Her second book, Rag Malika, was published in 2016 by Sangeet Karyalaya, Hathras. It is an English adaptation of Vishnu Narayan Bhatkhande's Kramik Pustak Malika. The book presents selected rāgs and tāls with notations and interpretive commentary. It is intended to be accessible to both Indian and Western readers. The cover features artwork by S. Rajam.

Jauhari authored her third book, Fundamentals of Hindustani Classical Music, published in 2021 by Munshiram Manoharlal. She also contributed to Bharatasya Sangeet-Vishwanubandha Yatra, an anthropological review of Indian music published by Mumbai Tarun Bharat in collaboration with the Ministry of Culture, Government of India.

=== Academic ===
She has served as visiting faculty in the Department of Music at the University of Madras. In 2001, Jauhari established the Geetanjali Sangeet Academy in Chennai. She served as the Faculty Head of Hindustani classical music at the KM Music Conservatory, founded by A. R. Rahman.

== Bibliography ==
- Elements of Hindustani Classical Music. D.K. Printworld, 2011. ISBN 978-8124605684
- Rag Malika. Sangeet Karyalaya, 2016. ISBN 81-89828-13-4
- Fundamentals of Hindustani Classical Music. Munshiram Manoharlal, 2021. ISBN 978-81-215-1354-8
- Bharatasya Sangeet-Vishwanubandha – Yatra. Mumbai Tarun Bharat & Ministry of Culture, 2023.

== Reception ==
Gautaman Bhaskaran of Hindustan Times, in his review of Elements of Hindustani Classical Music, described the book as "an enriching journey of the various gharanas of vocal music, letting us peek into the lives of some illustrious musicologists and singers." He noted that the volume "does not really purport to be a treatise on history" and is "meant for those musically inclined and who might want to pursue this strand of music either as a rasika or a student, perhaps eventually graduating into a performer".

Reviewing Elements of Hindustani Classical Music in The Hindu, Savitha Gautam wrote that the book "packs quite a bit of information" and offers "valuable information about the evolution and the current state" of Hindustani music. She appreciated its coverage of musical forms, gharanas, and notable figures, but noted that it "lacks tight editing" and pointed to issues with grammar and punctuation.

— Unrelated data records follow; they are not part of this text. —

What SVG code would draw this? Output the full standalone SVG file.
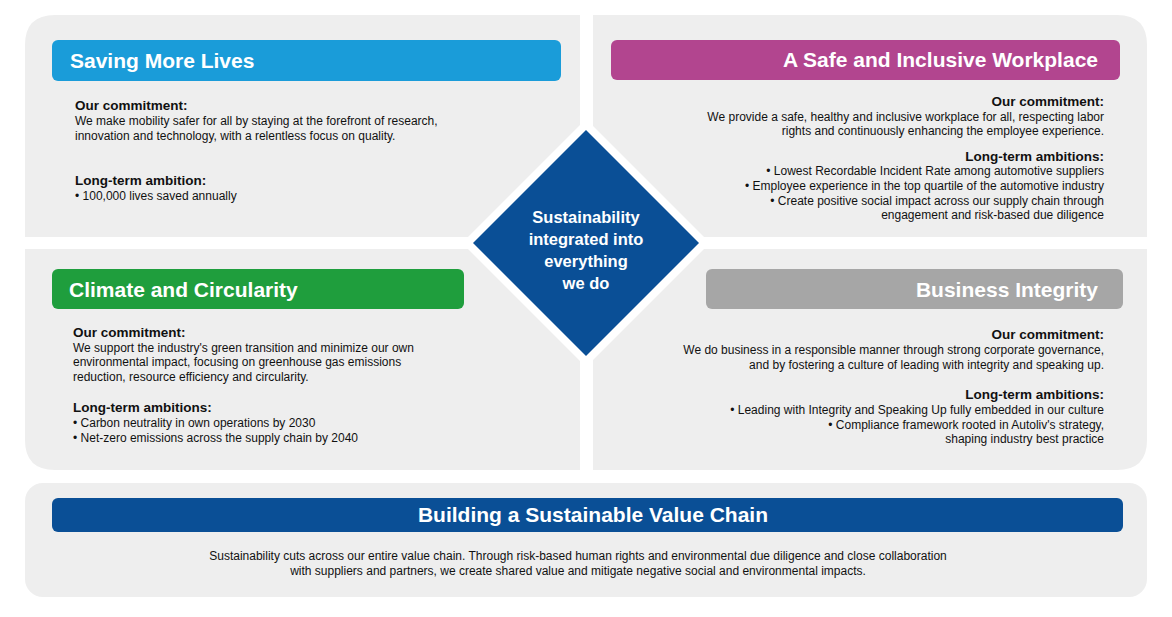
<svg xmlns="http://www.w3.org/2000/svg" width="1172" height="617" viewBox="0 0 1172 617">
<style>
.p{fill:#eeeeee}
.h{font-family:"Liberation Sans",Arial,sans-serif;font-size:21px;font-weight:bold;fill:#fff}
.b{font-family:"Liberation Sans",Arial,sans-serif;font-size:13.5px;font-weight:bold;fill:#111}
.t{font-family:"Liberation Sans",Arial,sans-serif;font-size:12px;fill:#111}
.r{text-anchor:end}
.c{text-anchor:middle}
</style>
<rect width="1172" height="617" fill="#fff"/>
<g id="panels">
<path class="p" d="M25,237 V45 Q25,15 55,15 H580 V237 Z"/>
<path class="p" d="M593,15 H1117 Q1147,15 1147,45 V237 H593 Z"/>
<path class="p" d="M25,249 H580 V470 H55 Q25,470 25,440 Z"/>
<path class="p" d="M593,249 H1147 V440 Q1147,470 1117,470 H593 Z"/>
<polygon points="586,119 710,243 586,367 462,243" fill="#fff"/>
</g>
<g id="saving">
<rect x="52" y="40" width="509" height="41" rx="6" fill="#1a9cd9"/>
<text class="h" x="70" y="68">Saving More Lives</text>
<text class="b" x="75" y="110">Our commitment:</text>
<text class="t" x="75" y="125">We make mobility safer for all by staying at the forefront of research,</text>
<text class="t" x="75" y="140">innovation and technology, with a relentless focus on quality.</text>
<text class="b" x="75" y="185">Long-term ambition:</text>
<text class="t" x="75" y="200">•   100,000 lives saved annually</text>
</g>
<g id="workplace">
<rect x="611" y="40" width="509" height="40" rx="6" fill="#b2458f"/>
<text class="h r" x="1098" y="67">A Safe and Inclusive Workplace</text>
<text class="b r" x="1104" y="106">Our commitment:</text>
<text class="t r" x="1104" y="121">We provide a safe, healthy and inclusive workplace for all, respecting labor</text>
<text class="t r" x="1104" y="135">rights and continuously enhancing the employee experience.</text>
<text class="b r" x="1104" y="161">Long-term ambitions:</text>
<text class="t r" x="1104" y="175">•   Lowest Recordable Incident Rate among automotive suppliers</text>
<text class="t r" x="1104" y="190">•   Employee experience in the top quartile of the automotive industry</text>
<text class="t r" x="1104" y="205">•   Create positive social impact across our supply chain through</text>
<text class="t r" x="1104" y="219">engagement and risk-based due diligence</text>
</g>
<g id="climate">
<rect x="52" y="269" width="412" height="40" rx="6" fill="#1f9e3d"/>
<text class="h" x="69" y="297">Climate and Circularity</text>
<text class="b" x="73" y="337">Our commitment:</text>
<text class="t" x="73" y="352">We support the industry's green transition and minimize our own</text>
<text class="t" x="73" y="366">environmental impact, focusing on greenhouse gas emissions</text>
<text class="t" x="73" y="381">reduction, resource efficiency and circularity.</text>
<text class="b" x="73" y="412">Long-term ambitions:</text>
<text class="t" x="73" y="427">•   Carbon neutrality in own operations by  2030</text>
<text class="t" x="73" y="442">•   Net-zero emissions across the supply chain by 2040</text>
</g>
<g id="integrity">
<rect x="706" y="269" width="417" height="40" rx="6" fill="#a6a6a6"/>
<text class="h r" x="1098" y="297">Business Integrity</text>
<text class="b r" x="1104" y="339">Our commitment:</text>
<text class="t r" x="1104" y="354">We do business in a responsible manner through strong corporate governance,</text>
<text class="t r" x="1104" y="369">and by fostering a culture of leading with integrity and speaking up.</text>
<text class="b r" x="1104" y="399">Long-term ambitions:</text>
<text class="t r" x="1104" y="414">•   Leading with Integrity and Speaking Up fully embedded in our culture</text>
<text class="t r" x="1104" y="429">•   Compliance framework rooted in Autoliv's strategy,</text>
<text class="t r" x="1104" y="443">shaping industry best practice</text>
</g>
<g id="center">
<polygon points="586,130 699,243 586,356 473,243" fill="#0a4f96"/>
<text class="h c" style="font-size:16.5px" x="586" y="223">Sustainability</text>
<text class="h c" style="font-size:16.5px" x="586" y="245">integrated into</text>
<text class="h c" style="font-size:16.5px" x="586" y="267">everything</text>
<text class="h c" style="font-size:16.5px" x="586" y="289">we do</text>
</g>
<g id="valuechain">
<rect class="p" x="25" y="483" width="1122" height="114" rx="18"/>
<rect x="52" y="498" width="1071" height="34" rx="6" fill="#0a4f96"/>
<text class="h c" x="593" y="522">Building a Sustainable Value Chain</text>
<text class="t c" x="578" y="560">Sustainability cuts across our entire value chain. Through risk-based human rights and environmental due diligence and close collaboration</text>
<text class="t c" x="578" y="575">with suppliers and partners, we create shared value and mitigate negative social and environmental impacts.</text>
</g>
<g id="connectors"/>
</svg>
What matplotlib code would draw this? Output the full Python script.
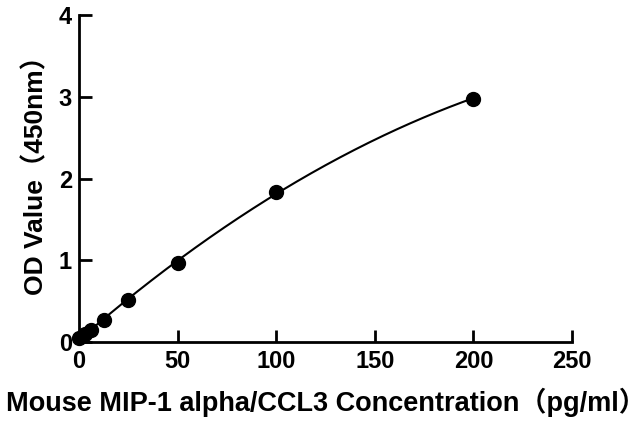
import numpy as np
import matplotlib
matplotlib.use("Agg")
import matplotlib.pyplot as plt

plt.rcParams['font.family'] = ['Liberation Sans', 'Noto Sans CJK SC', 'DejaVu Sans']

conc = [0, 3.125, 6.25, 12.5, 25, 50, 100, 200]
od = [0.05, 0.10, 0.15, 0.27, 0.52, 0.97, 1.84, 2.98]
xticks = [0, 50, 100, 150, 200, 250]
yticks = [0, 1, 2, 3, 4]

fig = plt.figure(figsize=(6.44, 4.21), dpi=100)
ax = fig.add_axes([0.1227, 0.1876, 0.7655, 0.7764])

coef = np.polyfit(conc, od, 2)
xs = np.linspace(0, 200, 300)
ax.plot(xs, np.polyval(coef, xs), color='black', lw=1.5, zorder=2)
ax.plot(conc, od, 'o', color='black', ms=10, zorder=3, clip_on=False)

ax.set_xlim(0, 250)
ax.set_ylim(0, 4)
ax.set_xticks(xticks)
ax.set_yticks(yticks)
for s in ['top', 'right']:
    ax.spines[s].set_visible(False)
for s in ['left', 'bottom']:
    ax.spines[s].set_linewidth(2)
ax.tick_params(direction='in', width=2, length=9, labelsize=17)
ax.tick_params(axis='x', pad=6)
ax.tick_params(axis='y', pad=5)
for lab in ax.get_xticklabels() + ax.get_yticklabels():
    lab.set_fontweight('bold')

ax.set_xlabel('Mouse MIP-1 alpha/CCL3 Concentration（pg/ml）', fontsize=19.5, fontweight='bold', labelpad=10)
ax.set_ylabel('OD Value（450nm）', fontsize=19, fontweight='bold')
ax.yaxis.set_label_coords(-0.062, 0.53)

fig.savefig('out.png', dpi=100)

The Hindu, in its review, described Jauhari's book Rag Malika (2016) as "a unique attempt" to adapt V.N. Bhatkhande's Kramik Pustak Malika into English, noting that it "holds enormous possibilities" for connecting Hindustani and Western classical music. It also noted that the book seeks to bridge the gap between Indian and Western musical traditions and contribute to a broader global music consciousness.